For those who drink lots of coffee, you may wish to consider modifying the types you consume. For example, buy a macchiato instead of a Frappuccino. The idea is to consume less sugary coffee-type beverages. Also, consider:
• Adding cinnamon to your coffee instead of sugar
• Ordering coffee without sweetener or with ½ the normal amount
• Ordering an espresso drink with ½ the syrup.
• Downsizing your espresso drink; order a 12 oz. instead of a larger cup or,
• Ordering a mocha with ½ the chocolate.
And now, we come to those who love their wine and happy hour drinks. These are real problems because they are sugar alcohols, which have 9 grams of carbs compared to a regular carb that has 4. Also, the alcohol is used as an immediate energy source by the body so that excess energy/calories gets stored as fat rather quickly. So, be a little pickier about your happy hour cocktails.
Follow these tips: Skip or limit drinks with soda or juice mixers. Instead, use club soda as a mixer or drink alcohol on the rocks.
• Limit your drinks to distilled spirits on the rocks; these include gin, vodka, tequila, whiskey, and rum.
• Muddle fresh ingredients for flavor instead of adding sugary mixers such as cucumber, mint, basil, or fresh fruit.
• Order tequila on the rocks with fresh lime juice instead of a margarita.
• Use sparking seltzer water or club soda as a mixer in drinks (both are free of calories and sugar).
As before, you may not wish to go cold turkey as it were, all at once. This is because you are a creature of habit and likely, drastic reduction will likely change the taste so much at once that you no longer enjoy the drink. The purpose is to reduce the sugar, but still enjoy the drink. Thus, you will also want to begin skipping or limiting liqueurs such as Bailey’s Irish Cream, etc., which are part of many popular mixed drinks: margaritas, daiquiris, pina coladas, long island ice teas, etc.
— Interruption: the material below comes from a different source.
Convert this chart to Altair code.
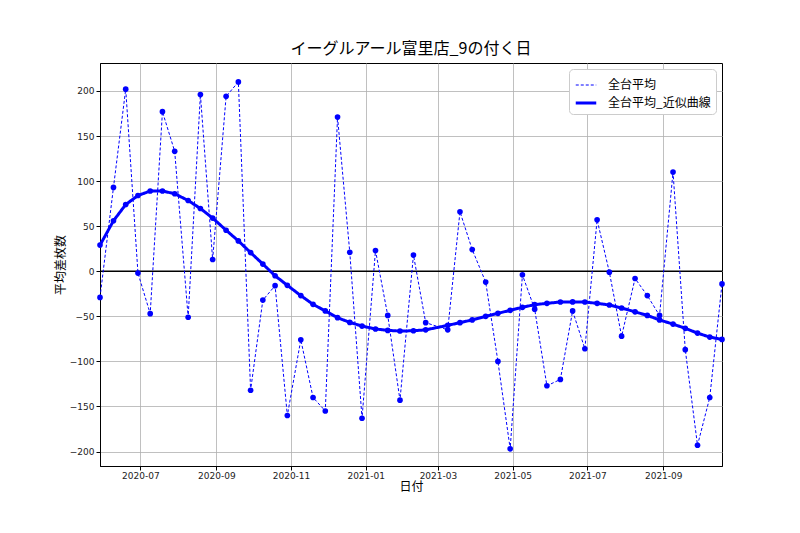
import altair as alt
import pandas as pd

# 9の付く日 (9th, 19th, 29th)
dates = [
    "2020-05-29", "2020-06-09", "2020-06-19", "2020-06-29", "2020-07-09", "2020-07-19",
    "2020-07-29", "2020-08-09", "2020-08-19", "2020-08-29", "2020-09-09", "2020-09-19",
    "2020-09-29", "2020-10-09", "2020-10-19", "2020-10-29", "2020-11-09", "2020-11-19",
    "2020-11-29", "2020-12-09", "2020-12-19", "2020-12-29", "2021-01-09", "2021-01-19",
    "2021-01-29", "2021-02-09", "2021-02-19", "2021-03-09", "2021-03-19", "2021-03-29",
    "2021-04-09", "2021-04-19", "2021-04-29", "2021-05-09", "2021-05-19", "2021-05-29",
    "2021-06-09", "2021-06-19", "2021-06-29", "2021-07-09", "2021-07-19", "2021-07-29",
    "2021-08-09", "2021-08-19", "2021-08-29", "2021-09-09", "2021-09-19", "2021-09-29",
    "2021-10-09", "2021-10-19",
]

avg_diff = [
    -29, 93, 202, -2, -47, 177, 133, -51, 196, 13, 194, 210,
    -132, -32, -16, -160, -76, -140, -155, 171, 21, -163, 23, -49,
    -143, 18, -57, -65, 66, 24, -12, -100, -197, -4, -42, -127,
    -120, -44, -86, 57, -1, -72, -8, -27, -49, 110, -87, -193,
    -140, -14,
]

avg_fit = [
    29, 56, 74, 84, 89, 89, 86, 78.5, 69.6, 59, 45.5, 33.7,
    20.7, 8, -5, -15.6, -27, -36.7, -44, -51.5, -56.7, -60.8, -64, -65.6,
    -66.3, -66, -65, -60, -57, -54, -50, -46.7, -43.3, -40, -37, -35.6,
    -34.1, -34, -34.1, -35.6, -37.4, -40.8, -45, -49, -54, -58.6, -63.3, -68.6,
    -73, -75.6,
]

series_names = ["全台平均", "全台平均_近似曲線"]
y_ticks = [-200, -150, -100, -50, 0, 50, 100, 150, 200]
x_ticks = [(2020, 7), (2020, 9), (2020, 11), (2021, 1), (2021, 3), (2021, 5), (2021, 7), (2021, 9)]

df = pd.concat([
    pd.DataFrame({"date": dates, "value": avg_diff, "series": series_names[0]}),
    pd.DataFrame({"date": dates, "value": avg_fit, "series": series_names[1]}),
])

JP = "Noto Sans CJK JP"

x_enc = alt.X(
    "date:T",
    title="日付",
    scale=alt.Scale(domain=[alt.DateTime(year=2020, month=5, date=29),
                            alt.DateTime(year=2021, month=10, date=19)], nice=False),
    axis=alt.Axis(values=[alt.DateTime(year=y, month=m, date=1) for y, m in x_ticks],
                  format="%Y-%m", labelFontSize=9, titleFontSize=12, titlePadding=1, labelPadding=1),
)
y_enc = alt.Y(
    "value:Q",
    title="平均差枚数",
    scale=alt.Scale(domain=[-216, 231], nice=False, zero=False),
    axis=alt.Axis(values=y_ticks, labelFontSize=9, titleFontSize=12, titlePadding=2),
)

legend = alt.Legend(
    title=None, orient="top-right", offset=6, fillColor="white", strokeColor="#cccccc",
    cornerRadius=4, padding=5, labelFont=JP, labelFontSize=12, labelColor="black",
    symbolType="stroke", symbolSize=420, rowPadding=0, labelOffset=10,
)

lines = alt.Chart(df).mark_line(
    point=alt.OverlayMarkDef(filled=True, size=32, color="#0000ff"), color="#0000ff"
).encode(
    x=x_enc,
    y=y_enc,
    color=alt.Color("series:N", scale=alt.Scale(domain=series_names, range=["#0000ff", "#0000ff"]),
                    legend=legend),
    strokeDash=alt.StrokeDash("series:N", scale=alt.Scale(domain=series_names, range=[[3, 2], [1, 0]]),
                              legend=legend),
    strokeWidth=alt.StrokeWidth("series:N", scale=alt.Scale(domain=series_names, range=[1, 3]),
                                legend=legend),
)

zero_line = alt.Chart(pd.DataFrame({"z": [0]})).mark_rule(color="black", strokeWidth=1.5).encode(
    y=alt.Y("z:Q")
)

chart = alt.layer(zero_line, lines).properties(
    width=622,
    height=403,
    title=alt.Title("イーグルアール富里店_9の付く日", fontSize=16, font=JP, fontWeight="normal",
                    offset=6, color="black"),
    autosize=alt.AutoSizeParams(type="none"),
    padding={"left": 92, "top": 55, "right": 70, "bottom": 60},
).configure(
    font=JP,
).configure_axis(
    grid=True, gridColor="#b0b0b0", gridWidth=0.8, domainColor="black", tickColor="black",
    tickSize=4, labelColor="#222222", titleColor="black", labelFont="DejaVu Sans",
    titleFont=JP, titleFontWeight="normal",
).configure_view(
    stroke="black", strokeWidth=1,
)

chart.save("out.html", embed_options={"renderer": "svg", "actions": False})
Finally, limit candy, cakes, cookies, and similar desserts
These types of desserts account for 25% of the added sugar Americans consume. During the depression era, sugar consumption was about 25 pounds per person per year. Today that amount is about 200 pounds. With this drastic increase in sugar intake, we have also witness significant increases in juvenile and adult on-set diabetes, which has been correlated in a great many instances to high-sugar diets.
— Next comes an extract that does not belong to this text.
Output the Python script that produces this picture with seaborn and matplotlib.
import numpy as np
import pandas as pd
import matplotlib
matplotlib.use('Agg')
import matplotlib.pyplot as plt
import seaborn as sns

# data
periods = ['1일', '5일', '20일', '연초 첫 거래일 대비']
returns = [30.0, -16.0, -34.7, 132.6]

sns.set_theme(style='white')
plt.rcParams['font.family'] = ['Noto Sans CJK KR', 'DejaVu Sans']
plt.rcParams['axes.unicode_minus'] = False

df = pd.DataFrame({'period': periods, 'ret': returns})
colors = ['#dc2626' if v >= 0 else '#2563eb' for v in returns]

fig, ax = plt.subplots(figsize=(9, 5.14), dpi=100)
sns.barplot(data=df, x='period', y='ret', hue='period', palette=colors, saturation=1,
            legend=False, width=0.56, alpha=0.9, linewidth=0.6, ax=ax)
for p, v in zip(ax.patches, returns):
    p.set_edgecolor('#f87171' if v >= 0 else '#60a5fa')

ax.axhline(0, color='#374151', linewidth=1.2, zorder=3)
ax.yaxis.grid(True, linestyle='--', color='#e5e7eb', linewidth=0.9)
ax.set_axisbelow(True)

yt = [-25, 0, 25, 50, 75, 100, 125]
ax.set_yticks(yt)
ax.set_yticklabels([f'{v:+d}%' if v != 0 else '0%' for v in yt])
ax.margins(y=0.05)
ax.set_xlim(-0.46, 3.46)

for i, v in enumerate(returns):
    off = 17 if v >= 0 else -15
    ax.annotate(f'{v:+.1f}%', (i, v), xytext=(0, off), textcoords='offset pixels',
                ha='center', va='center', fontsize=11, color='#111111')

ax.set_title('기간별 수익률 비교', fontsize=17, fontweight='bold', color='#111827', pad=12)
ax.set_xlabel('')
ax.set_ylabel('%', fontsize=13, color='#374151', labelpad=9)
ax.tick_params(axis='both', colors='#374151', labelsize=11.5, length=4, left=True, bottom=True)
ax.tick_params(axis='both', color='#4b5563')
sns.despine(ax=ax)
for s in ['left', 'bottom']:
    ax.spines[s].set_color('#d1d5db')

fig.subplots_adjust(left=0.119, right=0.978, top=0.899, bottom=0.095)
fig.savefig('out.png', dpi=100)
Tips to limit candy and desserts:
• Eat dessert less frequently. Try 1-2 times per week, not 5-7
• Eat half the dessert you would normally eat
• Share a dessert at a restaurant between two people
• Eat less candy and sweets during the holidays
• Opt for fresh fruits instead of candy
Do you like to cook? Then, reduce sugar in recipes. For example, reduce the amount of sugar the recipe calls for by 1/4 to 1/2. You can always add a sugar substitute in lieu of pure sugar. This will be featured in a future article.
Instead of drinking sugar and sports drinks, try cold water more frequently, it’s actually more refreshing and by adding some lemon juice and small amounts of fruit juice, it is really good for you.
These are just a few of the ways to reduce your sugar intake. There are many others you can decide on your own. Just have fun and enjoy great food and drink without so much sugar. You’ll be glad you did.